Szene aus "Himmelwärts"

Trost aus dem Himmel

Karen Köhler: Himmelwärts

Theater:Stadttheater Ingolstadt, Premiere:16.04.2022 (UA)Regie:Mia Constantine

Tonis Mutter ist im Himmel. Ob es wirklich so ist, möchte das Mädchen zusammen mit ihrer Freundin Yum-Yum herausfinden. Dafür dürfen sie auf der Terrasse im Zelt übernachten. Eingewickelt in dicken Thermoschlafanzügen und ausgestattet mit einer Unmenge an Chips und Marshmallows wollen sie mit ihrem selbst gebastelten Weltraumempfänger Kontakt zur verstorbenen Mutter aufnehmen. Das Wunderbare, das nur im Theater sich ereignen kann, geschieht: Plötzlich ertönt in ihrem Radio eine Stimme – nicht die der Mutter, aber die einer Astronautin, Zanna, die in der ISS-Station die Erde umkreist.

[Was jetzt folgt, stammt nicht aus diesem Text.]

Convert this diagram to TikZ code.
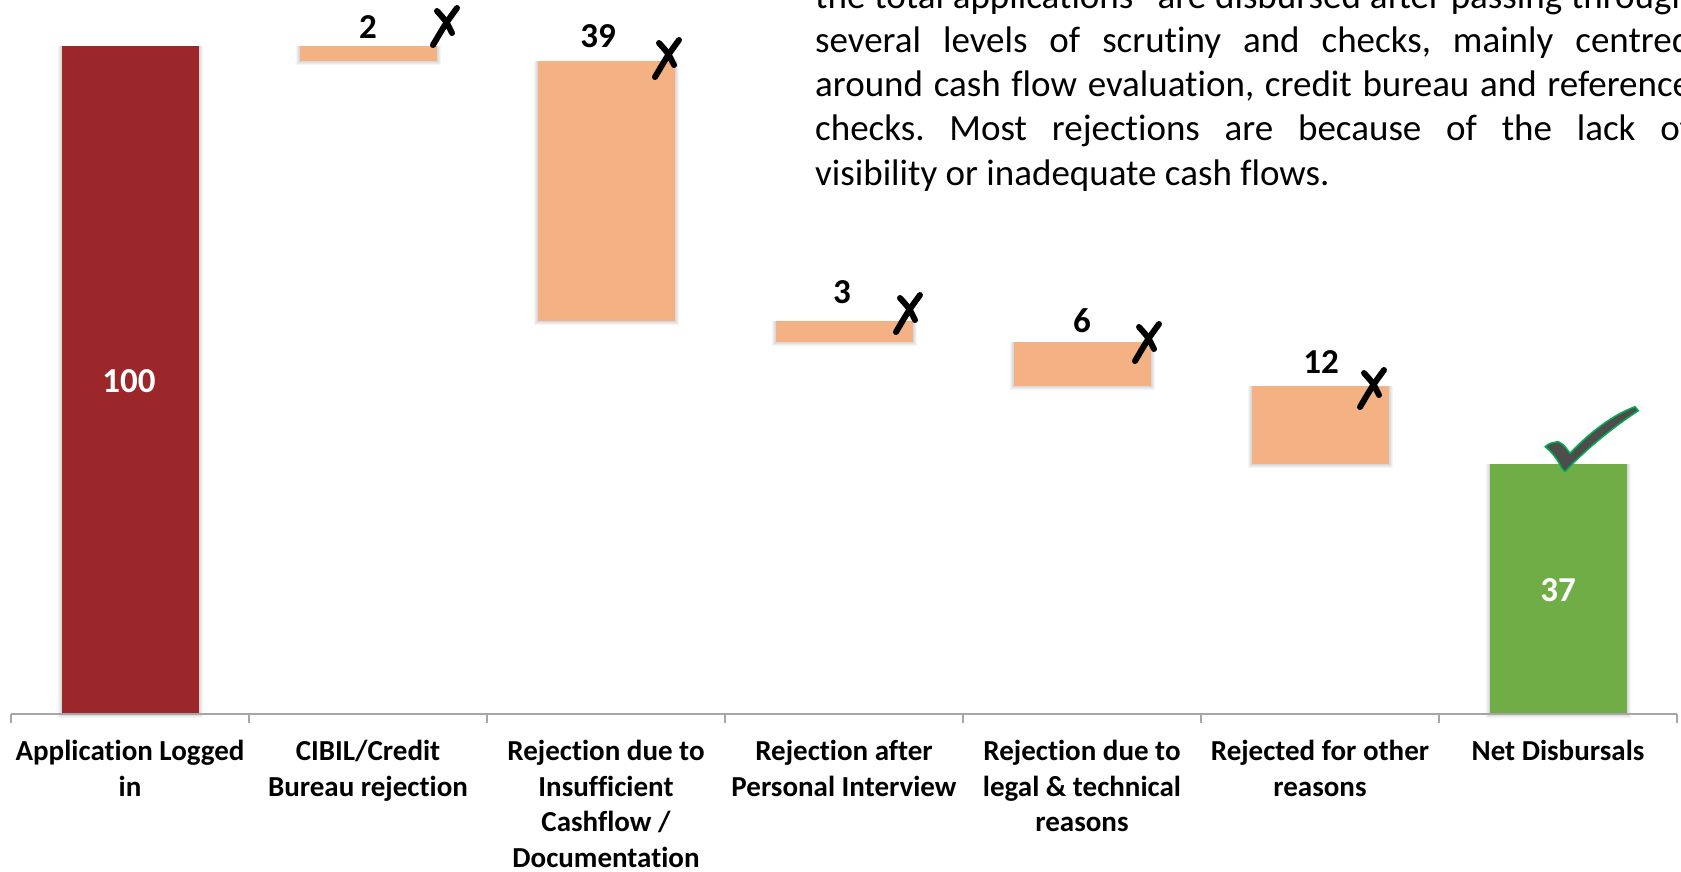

In ihrem Stück „Himmelwärts“ verbindet die Autorin Karen Köhler die Trauer eines Mädchens über den Verlust der Mutter mit fundamentalen physikalischen, astronomischen und lebensphilosophischen Basics. In der Neugierde der Mädchen auf das Leben im Weltraum spürt man förmlich die Fragen der Kinder, die in die Proben einbezogen waren. Denn „Himmelwärts“ gehört zu den Stücken von „Nah dran!“, einem Kooperationsprojekt des „Deutschen Kinder- und Jugendtheaterzentrums in Frankfurt/Main“ und dem „Deutschen Literaturfond“, mit dem die Zusammenarbeit von Autoren und Autorinnen mit ihrem Zielpublikum gefördert wird. Gerade weil im Stücktext den Fragen der Kinder gefolgt wird und dabei eine warmherzige Sympathie der Autorin für ihre Figuren spürbar wird, entwickelt sich ein spannungsvolles Spiel, obschon der Dialog zwischen den beiden Freundinnen und der Astronautin textlastig wirkt.

Der Blick von Oben

Der Uraufführungsinszenierung von Mia Constantine am Jungen Theater Ingolstadt gelingt es, diese Textlastigkeit so auszubalancieren, dass die Spannung des jungen und des älteren Publikums erhalten bleibt: Indem sich die Regie paradoxerweise auf den Text konzentriert und fokussiert, hört man gerne den philosophischen Sätzen zu und genießt die Schönheit der Sprache Köhlers. Darüber hinaus entwickelt Constantine mit Clara Schwinning als Toni und insbesondere Wiebke Yervis als Yum-Yum kleine Spiele voller Situationskomik, die sich zu verselbstständigen scheinen: Sie verlieren sich an die Situation, um dann um so mehr zu überraschen, wenn plötzlich etwas geschieht. Man nimmt dabei Schwinning die Trauer ab, aber auch die Neugierde, die am Schluss dominiert, während Yervis, die von ihrer überfürsorglichen Mutter genervt ist, mit Powerspiel überzeugt.

Olivia Wendt als Zanna hat es insofern schwerer, als sie hinter einem transparenten Vorhang agierend die „vernünftige“ Erwachsene zu spielen hat, die nicht nur die neugierigen Fragen der beiden Mädchen zu beantworten hat, sondern gleichzeitig auch Trösterin ist, die aus ihrer Perspektive eine Welt ohne Grenzen sieht. Wendt spricht dabei fast emotionslos, leise, wie von weit her – eben aus dem Weltraum. Der Vater von Toni (Benjamin Dami), der immer wieder störend die Mädchen zum Schlaf ermahnt, geht in dieser Frauenpower fast unter. Zumal er zumeist weintrinkend und mit einem Fotoalbum in der Hand selbstversunken hinter dem Vorhang sitzt.

Die Bühne von Jan Hendrik Neidert und Lorena Dias Stephens wird von einem weißen, im meist bläulichem Licht transparent werdenden Vorhang im Halbrund abgeschlossen. Auf der linken Seite wird hinter diesem der Raum des Vaters sichtbar, der am Tisch sitzt, halb rechts – ebenfalls hinter dem Vorhang  – ist der Mond sichtbar, der sich ganz rechts mit dem Auftritt der Astronautin in das Bild der Erde verwandelt. Auf der Spielfläche selbst steht nur das Zelt und eine Gruppe von Büschen, in denen die Mädchen ihren süßen Proviant versteckt haben.

„Nah dran!“ hat sich innerhalb der bundesdeutschen Szene eines Theaters für ein junges Publikum zu einem Erfolgsmodell entwickelt. Auch „Himmelwärts“ von Karen Köhler mit ihrem ganz eigenen poetischen Zauber trägt dazu bei!